* **Brief**: Spot each line that carries the word "this"; copy those lines.

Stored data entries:

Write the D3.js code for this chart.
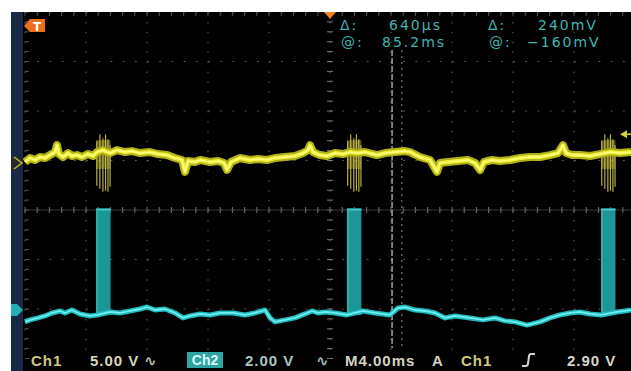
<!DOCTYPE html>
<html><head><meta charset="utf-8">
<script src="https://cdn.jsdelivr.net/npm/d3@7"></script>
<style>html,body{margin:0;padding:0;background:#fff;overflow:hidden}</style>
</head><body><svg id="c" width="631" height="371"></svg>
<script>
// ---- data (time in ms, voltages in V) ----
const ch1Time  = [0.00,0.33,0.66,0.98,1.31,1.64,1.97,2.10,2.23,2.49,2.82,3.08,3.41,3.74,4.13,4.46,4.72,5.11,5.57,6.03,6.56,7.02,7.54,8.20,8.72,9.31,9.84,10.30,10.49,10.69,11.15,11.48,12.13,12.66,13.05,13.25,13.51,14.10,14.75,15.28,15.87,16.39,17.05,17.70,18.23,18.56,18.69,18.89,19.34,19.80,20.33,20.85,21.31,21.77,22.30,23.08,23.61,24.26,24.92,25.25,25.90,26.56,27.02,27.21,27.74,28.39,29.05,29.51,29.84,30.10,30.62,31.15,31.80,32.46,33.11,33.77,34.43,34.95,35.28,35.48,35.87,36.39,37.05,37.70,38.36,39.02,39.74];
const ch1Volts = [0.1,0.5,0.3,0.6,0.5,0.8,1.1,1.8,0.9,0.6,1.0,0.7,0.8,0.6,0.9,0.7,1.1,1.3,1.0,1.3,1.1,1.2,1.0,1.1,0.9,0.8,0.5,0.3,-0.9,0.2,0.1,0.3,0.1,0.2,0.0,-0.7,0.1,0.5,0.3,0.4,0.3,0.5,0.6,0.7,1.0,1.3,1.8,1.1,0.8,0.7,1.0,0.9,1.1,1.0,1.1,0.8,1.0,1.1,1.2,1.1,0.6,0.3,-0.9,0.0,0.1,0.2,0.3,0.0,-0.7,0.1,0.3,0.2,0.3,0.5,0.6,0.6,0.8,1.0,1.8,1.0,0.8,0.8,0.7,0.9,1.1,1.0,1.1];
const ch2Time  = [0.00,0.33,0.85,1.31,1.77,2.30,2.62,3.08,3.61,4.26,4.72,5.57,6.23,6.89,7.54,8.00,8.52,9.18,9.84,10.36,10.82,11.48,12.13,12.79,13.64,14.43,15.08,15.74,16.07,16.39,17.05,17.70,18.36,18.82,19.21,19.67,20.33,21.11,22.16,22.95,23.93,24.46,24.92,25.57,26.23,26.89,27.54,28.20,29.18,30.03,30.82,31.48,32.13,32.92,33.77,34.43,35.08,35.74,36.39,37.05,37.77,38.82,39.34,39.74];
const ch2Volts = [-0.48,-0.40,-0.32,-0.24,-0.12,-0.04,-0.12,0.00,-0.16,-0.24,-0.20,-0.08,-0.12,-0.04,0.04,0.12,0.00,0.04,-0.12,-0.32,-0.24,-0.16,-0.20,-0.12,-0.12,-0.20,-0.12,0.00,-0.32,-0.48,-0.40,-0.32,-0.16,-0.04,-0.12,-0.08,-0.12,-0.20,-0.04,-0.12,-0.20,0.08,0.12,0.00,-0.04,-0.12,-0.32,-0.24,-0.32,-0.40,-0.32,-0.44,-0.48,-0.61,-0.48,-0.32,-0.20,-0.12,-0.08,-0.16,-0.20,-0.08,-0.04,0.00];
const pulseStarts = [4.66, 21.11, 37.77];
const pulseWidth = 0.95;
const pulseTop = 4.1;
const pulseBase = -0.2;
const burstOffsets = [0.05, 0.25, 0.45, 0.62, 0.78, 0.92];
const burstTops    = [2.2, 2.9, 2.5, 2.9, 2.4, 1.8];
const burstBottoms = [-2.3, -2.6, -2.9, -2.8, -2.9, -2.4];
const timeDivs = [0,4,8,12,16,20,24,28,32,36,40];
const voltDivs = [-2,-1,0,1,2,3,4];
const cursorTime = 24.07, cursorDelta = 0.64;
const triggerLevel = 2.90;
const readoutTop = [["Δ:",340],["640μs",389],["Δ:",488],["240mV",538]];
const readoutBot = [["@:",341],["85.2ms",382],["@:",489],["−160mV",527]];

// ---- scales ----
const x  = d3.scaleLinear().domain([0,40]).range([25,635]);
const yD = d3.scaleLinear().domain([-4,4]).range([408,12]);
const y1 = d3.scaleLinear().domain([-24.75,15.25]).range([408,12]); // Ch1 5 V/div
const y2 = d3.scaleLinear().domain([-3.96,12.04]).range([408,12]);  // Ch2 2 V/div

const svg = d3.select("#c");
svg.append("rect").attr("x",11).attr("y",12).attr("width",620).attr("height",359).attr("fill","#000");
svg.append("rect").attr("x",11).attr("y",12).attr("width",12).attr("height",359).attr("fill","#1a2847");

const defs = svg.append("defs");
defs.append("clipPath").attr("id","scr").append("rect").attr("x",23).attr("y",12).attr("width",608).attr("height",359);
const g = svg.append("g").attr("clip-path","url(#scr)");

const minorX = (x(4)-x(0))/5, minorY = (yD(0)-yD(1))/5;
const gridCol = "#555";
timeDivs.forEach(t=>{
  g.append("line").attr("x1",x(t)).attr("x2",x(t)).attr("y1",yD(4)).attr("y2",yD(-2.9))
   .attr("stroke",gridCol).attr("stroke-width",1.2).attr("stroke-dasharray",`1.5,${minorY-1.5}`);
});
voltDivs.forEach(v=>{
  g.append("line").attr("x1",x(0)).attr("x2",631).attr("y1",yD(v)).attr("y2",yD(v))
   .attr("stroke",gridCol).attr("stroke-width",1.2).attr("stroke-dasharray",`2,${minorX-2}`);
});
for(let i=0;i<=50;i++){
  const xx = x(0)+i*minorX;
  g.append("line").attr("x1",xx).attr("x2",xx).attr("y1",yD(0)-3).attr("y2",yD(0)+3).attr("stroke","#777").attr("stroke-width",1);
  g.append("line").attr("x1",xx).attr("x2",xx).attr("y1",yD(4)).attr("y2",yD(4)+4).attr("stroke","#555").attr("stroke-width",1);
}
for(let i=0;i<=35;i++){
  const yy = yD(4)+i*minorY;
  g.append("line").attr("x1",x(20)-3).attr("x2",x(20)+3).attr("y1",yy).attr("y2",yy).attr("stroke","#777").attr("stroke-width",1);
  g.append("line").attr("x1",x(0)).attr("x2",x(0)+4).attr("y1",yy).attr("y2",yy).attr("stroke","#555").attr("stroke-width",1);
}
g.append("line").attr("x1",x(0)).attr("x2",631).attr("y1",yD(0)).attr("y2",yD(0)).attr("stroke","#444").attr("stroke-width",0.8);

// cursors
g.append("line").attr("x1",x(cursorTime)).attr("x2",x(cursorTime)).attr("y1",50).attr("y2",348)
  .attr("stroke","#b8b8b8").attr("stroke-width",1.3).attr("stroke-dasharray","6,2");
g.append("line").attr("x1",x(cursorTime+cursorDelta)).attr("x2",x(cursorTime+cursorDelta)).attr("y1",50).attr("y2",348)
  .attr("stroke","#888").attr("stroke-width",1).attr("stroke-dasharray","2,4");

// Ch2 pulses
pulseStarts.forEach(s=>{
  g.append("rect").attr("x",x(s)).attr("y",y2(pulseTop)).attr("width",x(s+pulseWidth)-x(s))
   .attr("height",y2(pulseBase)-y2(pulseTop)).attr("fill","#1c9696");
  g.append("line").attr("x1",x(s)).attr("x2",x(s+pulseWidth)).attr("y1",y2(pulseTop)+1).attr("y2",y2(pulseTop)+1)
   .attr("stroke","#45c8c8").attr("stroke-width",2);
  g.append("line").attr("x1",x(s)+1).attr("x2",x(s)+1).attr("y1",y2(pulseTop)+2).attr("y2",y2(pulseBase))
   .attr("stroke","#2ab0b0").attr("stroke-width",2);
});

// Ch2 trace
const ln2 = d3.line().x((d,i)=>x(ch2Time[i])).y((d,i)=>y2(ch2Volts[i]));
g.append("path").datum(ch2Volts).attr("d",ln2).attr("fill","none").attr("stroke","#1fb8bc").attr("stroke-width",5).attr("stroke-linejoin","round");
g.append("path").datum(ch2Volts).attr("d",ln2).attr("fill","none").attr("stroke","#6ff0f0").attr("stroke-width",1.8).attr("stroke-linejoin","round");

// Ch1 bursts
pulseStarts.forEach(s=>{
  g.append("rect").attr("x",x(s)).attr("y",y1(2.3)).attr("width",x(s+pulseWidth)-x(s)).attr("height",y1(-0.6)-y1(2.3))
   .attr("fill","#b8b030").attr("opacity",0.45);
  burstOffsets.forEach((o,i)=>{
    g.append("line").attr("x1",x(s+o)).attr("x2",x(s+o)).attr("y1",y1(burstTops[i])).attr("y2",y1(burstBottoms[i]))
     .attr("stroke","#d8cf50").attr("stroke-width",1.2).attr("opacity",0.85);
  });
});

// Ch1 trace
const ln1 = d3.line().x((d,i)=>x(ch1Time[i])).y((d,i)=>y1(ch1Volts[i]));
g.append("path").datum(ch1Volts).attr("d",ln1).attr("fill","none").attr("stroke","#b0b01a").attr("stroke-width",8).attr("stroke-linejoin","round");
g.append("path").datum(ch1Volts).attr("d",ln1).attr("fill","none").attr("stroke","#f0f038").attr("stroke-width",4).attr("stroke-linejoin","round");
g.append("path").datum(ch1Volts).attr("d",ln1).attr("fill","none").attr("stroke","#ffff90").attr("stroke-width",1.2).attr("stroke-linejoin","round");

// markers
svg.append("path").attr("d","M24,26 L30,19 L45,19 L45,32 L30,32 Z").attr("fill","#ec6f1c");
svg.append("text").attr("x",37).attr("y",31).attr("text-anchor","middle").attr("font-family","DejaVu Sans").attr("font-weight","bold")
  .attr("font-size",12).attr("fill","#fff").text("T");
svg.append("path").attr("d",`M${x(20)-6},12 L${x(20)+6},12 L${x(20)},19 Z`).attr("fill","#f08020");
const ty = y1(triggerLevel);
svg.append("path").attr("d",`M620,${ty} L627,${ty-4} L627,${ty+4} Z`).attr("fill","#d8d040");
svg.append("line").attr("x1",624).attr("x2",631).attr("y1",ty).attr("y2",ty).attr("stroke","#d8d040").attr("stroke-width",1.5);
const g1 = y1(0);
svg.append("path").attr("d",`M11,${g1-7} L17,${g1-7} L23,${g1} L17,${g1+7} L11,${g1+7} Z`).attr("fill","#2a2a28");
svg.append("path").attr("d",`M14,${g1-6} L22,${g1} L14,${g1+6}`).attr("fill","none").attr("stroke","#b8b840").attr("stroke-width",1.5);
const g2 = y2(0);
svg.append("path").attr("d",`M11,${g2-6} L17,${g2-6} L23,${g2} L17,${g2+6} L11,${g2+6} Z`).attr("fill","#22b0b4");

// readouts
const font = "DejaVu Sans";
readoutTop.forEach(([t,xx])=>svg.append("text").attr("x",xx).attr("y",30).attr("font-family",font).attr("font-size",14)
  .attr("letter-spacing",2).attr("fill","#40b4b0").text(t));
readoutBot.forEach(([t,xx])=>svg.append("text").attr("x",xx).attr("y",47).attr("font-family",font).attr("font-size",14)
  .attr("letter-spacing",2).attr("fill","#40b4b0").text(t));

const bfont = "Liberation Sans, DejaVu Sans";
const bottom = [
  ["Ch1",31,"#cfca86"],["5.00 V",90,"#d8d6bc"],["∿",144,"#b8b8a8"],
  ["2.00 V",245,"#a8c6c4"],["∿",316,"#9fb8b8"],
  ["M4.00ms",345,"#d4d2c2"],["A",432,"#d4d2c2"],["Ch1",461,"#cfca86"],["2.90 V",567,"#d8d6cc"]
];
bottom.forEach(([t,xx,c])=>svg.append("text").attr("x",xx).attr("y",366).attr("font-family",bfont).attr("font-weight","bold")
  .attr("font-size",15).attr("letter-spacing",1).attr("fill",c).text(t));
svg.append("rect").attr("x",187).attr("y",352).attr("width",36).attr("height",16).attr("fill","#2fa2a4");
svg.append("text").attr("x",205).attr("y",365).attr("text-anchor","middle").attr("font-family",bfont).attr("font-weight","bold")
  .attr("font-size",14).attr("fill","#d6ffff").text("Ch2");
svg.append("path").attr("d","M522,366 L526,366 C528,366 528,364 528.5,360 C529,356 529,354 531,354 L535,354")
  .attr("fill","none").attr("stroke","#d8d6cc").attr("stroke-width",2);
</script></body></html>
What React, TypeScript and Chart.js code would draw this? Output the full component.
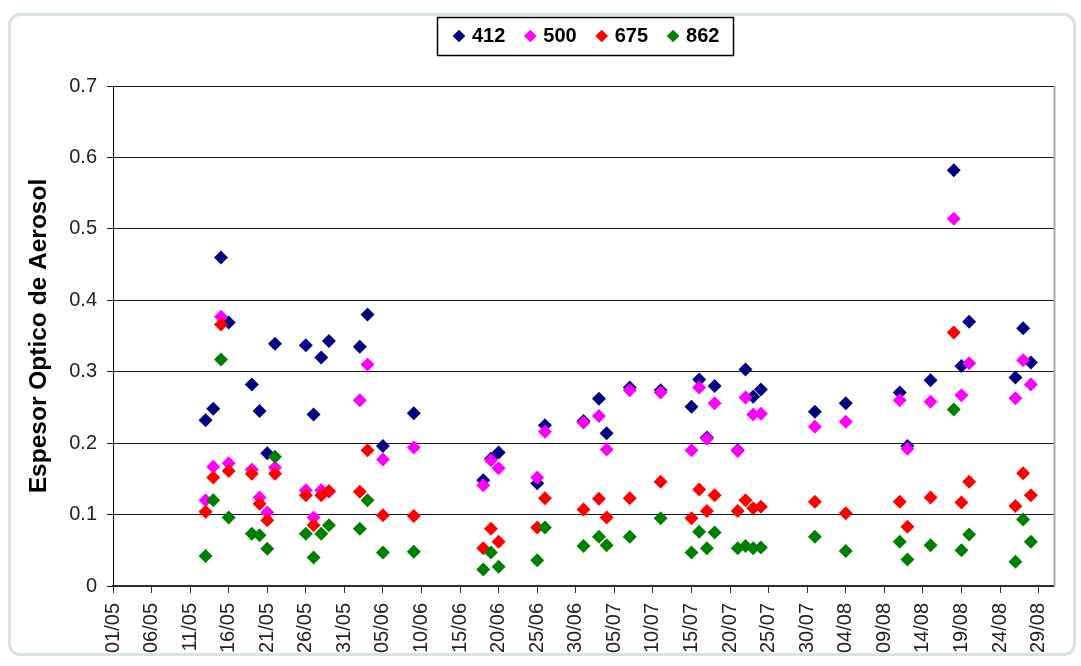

* **Exercise response**:
Write the D3.js code for this chart.
What React, TypeScript and Chart.js code would draw this? Output the full component.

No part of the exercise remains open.